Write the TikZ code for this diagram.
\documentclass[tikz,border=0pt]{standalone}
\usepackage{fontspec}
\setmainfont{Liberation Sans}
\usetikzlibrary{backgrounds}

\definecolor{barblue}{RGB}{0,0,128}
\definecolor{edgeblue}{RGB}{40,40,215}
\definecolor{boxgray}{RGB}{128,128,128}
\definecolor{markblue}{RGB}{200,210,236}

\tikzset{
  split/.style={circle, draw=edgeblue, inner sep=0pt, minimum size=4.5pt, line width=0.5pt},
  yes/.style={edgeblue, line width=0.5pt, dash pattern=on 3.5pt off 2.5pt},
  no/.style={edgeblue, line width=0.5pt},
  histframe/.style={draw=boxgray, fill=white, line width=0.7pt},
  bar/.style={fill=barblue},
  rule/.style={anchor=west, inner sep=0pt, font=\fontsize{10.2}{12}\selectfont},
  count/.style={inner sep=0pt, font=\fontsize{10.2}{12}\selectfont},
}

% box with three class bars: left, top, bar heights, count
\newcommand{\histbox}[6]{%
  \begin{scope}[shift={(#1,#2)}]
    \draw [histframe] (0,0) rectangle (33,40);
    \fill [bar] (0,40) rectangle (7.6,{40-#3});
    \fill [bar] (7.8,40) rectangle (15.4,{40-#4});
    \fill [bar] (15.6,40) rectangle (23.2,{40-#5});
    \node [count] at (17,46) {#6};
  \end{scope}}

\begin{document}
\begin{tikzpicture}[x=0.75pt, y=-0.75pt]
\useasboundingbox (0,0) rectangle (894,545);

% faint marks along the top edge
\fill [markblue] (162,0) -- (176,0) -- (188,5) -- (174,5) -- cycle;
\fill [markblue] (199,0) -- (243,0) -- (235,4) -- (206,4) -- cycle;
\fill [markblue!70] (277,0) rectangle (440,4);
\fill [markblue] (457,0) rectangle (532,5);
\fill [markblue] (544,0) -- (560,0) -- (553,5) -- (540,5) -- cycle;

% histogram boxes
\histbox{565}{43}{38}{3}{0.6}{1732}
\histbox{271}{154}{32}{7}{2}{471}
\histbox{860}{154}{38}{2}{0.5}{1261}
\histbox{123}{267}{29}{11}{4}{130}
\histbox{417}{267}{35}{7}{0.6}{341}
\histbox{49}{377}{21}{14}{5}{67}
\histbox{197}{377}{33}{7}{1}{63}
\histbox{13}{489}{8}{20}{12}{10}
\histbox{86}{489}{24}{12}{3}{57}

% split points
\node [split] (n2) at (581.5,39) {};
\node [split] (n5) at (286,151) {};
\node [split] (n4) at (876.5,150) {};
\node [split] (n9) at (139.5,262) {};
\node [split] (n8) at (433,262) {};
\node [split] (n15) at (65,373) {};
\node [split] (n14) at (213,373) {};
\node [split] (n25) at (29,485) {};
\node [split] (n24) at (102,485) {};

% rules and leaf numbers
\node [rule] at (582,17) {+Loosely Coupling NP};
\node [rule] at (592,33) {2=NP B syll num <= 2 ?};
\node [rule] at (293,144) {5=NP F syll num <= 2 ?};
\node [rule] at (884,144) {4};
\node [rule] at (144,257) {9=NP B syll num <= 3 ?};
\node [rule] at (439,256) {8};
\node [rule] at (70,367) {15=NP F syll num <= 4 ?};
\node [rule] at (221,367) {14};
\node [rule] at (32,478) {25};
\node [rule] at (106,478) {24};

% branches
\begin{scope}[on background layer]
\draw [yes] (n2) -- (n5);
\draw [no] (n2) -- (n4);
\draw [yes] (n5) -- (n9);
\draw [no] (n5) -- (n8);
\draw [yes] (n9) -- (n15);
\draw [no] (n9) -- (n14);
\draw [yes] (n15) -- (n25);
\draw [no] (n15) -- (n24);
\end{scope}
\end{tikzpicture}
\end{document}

* Problem details
Reproduce the complete set of lines precisely as supplied.

* Reply
Write the TikZ code for this diagram.
\documentclass[tikz,border=0pt]{standalone}
\usepackage{fontspec}
\setmainfont{Liberation Sans}
\usetikzlibrary{backgrounds}

\definecolor{barblue}{RGB}{0,0,128}
\definecolor{edgeblue}{RGB}{40,40,215}
\definecolor{boxgray}{RGB}{128,128,128}
\definecolor{markblue}{RGB}{200,210,236}

\tikzset{
  split/.style={circle, draw=edgeblue, inner sep=0pt, minimum size=4.5pt, line width=0.5pt},
  yes/.style={edgeblue, line width=0.5pt, dash pattern=on 3.5pt off 2.5pt},
  no/.style={edgeblue, line width=0.5pt},
  histframe/.style={draw=boxgray, fill=white, line width=0.7pt},
  bar/.style={fill=barblue},
  rule/.style={anchor=west, inner sep=0pt, font=\fontsize{10.2}{12}\selectfont},
  count/.style={inner sep=0pt, font=\fontsize{10.2}{12}\selectfont},
}

% box with three class bars: left, top, bar heights, count
\newcommand{\histbox}[6]{%
  \begin{scope}[shift={(#1,#2)}]
    \draw [histframe] (0,0) rectangle (33,40);
    \fill [bar] (0,40) rectangle (7.6,{40-#3});
    \fill [bar] (7.8,40) rectangle (15.4,{40-#4});
    \fill [bar] (15.6,40) rectangle (23.2,{40-#5});
    \node [count] at (17,46) {#6};
  \end{scope}}

\begin{document}
\begin{tikzpicture}[x=0.75pt, y=-0.75pt]
\useasboundingbox (0,0) rectangle (894,545);

% faint marks along the top edge
\fill [markblue] (162,0) -- (176,0) -- (188,5) -- (174,5) -- cycle;
\fill [markblue] (199,0) -- (243,0) -- (235,4) -- (206,4) -- cycle;
\fill [markblue!70] (277,0) rectangle (440,4);
\fill [markblue] (457,0) rectangle (532,5);
\fill [markblue] (544,0) -- (560,0) -- (553,5) -- (540,5) -- cycle;

% histogram boxes
\histbox{565}{43}{38}{3}{0.6}{1732}
\histbox{271}{154}{32}{7}{2}{471}
\histbox{860}{154}{38}{2}{0.5}{1261}
\histbox{123}{267}{29}{11}{4}{130}
\histbox{417}{267}{35}{7}{0.6}{341}
\histbox{49}{377}{21}{14}{5}{67}
\histbox{197}{377}{33}{7}{1}{63}
\histbox{13}{489}{8}{20}{12}{10}
\histbox{86}{489}{24}{12}{3}{57}

% split points
\node [split] (n2) at (581.5,39) {};
\node [split] (n5) at (286,151) {};
\node [split] (n4) at (876.5,150) {};
\node [split] (n9) at (139.5,262) {};
\node [split] (n8) at (433,262) {};
\node [split] (n15) at (65,373) {};
\node [split] (n14) at (213,373) {};
\node [split] (n25) at (29,485) {};
\node [split] (n24) at (102,485) {};

% rules and leaf numbers
\node [rule] at (582,17) {+Loosely Coupling NP};
\node [rule] at (592,33) {2=NP B syll num <= 2 ?};
\node [rule] at (293,144) {5=NP F syll num <= 2 ?};
\node [rule] at (884,144) {4};
\node [rule] at (144,257) {9=NP B syll num <= 3 ?};
\node [rule] at (439,256) {8};
\node [rule] at (70,367) {15=NP F syll num <= 4 ?};
\node [rule] at (221,367) {14};
\node [rule] at (32,478) {25};
\node [rule] at (106,478) {24};

% branches
\begin{scope}[on background layer]
\draw [yes] (n2) -- (n5);
\draw [no] (n2) -- (n4);
\draw [yes] (n5) -- (n9);
\draw [no] (n5) -- (n8);
\draw [yes] (n9) -- (n15);
\draw [no] (n9) -- (n14);
\draw [yes] (n15) -- (n25);
\draw [no] (n15) -- (n24);
\end{scope}
\end{tikzpicture}
\end{document}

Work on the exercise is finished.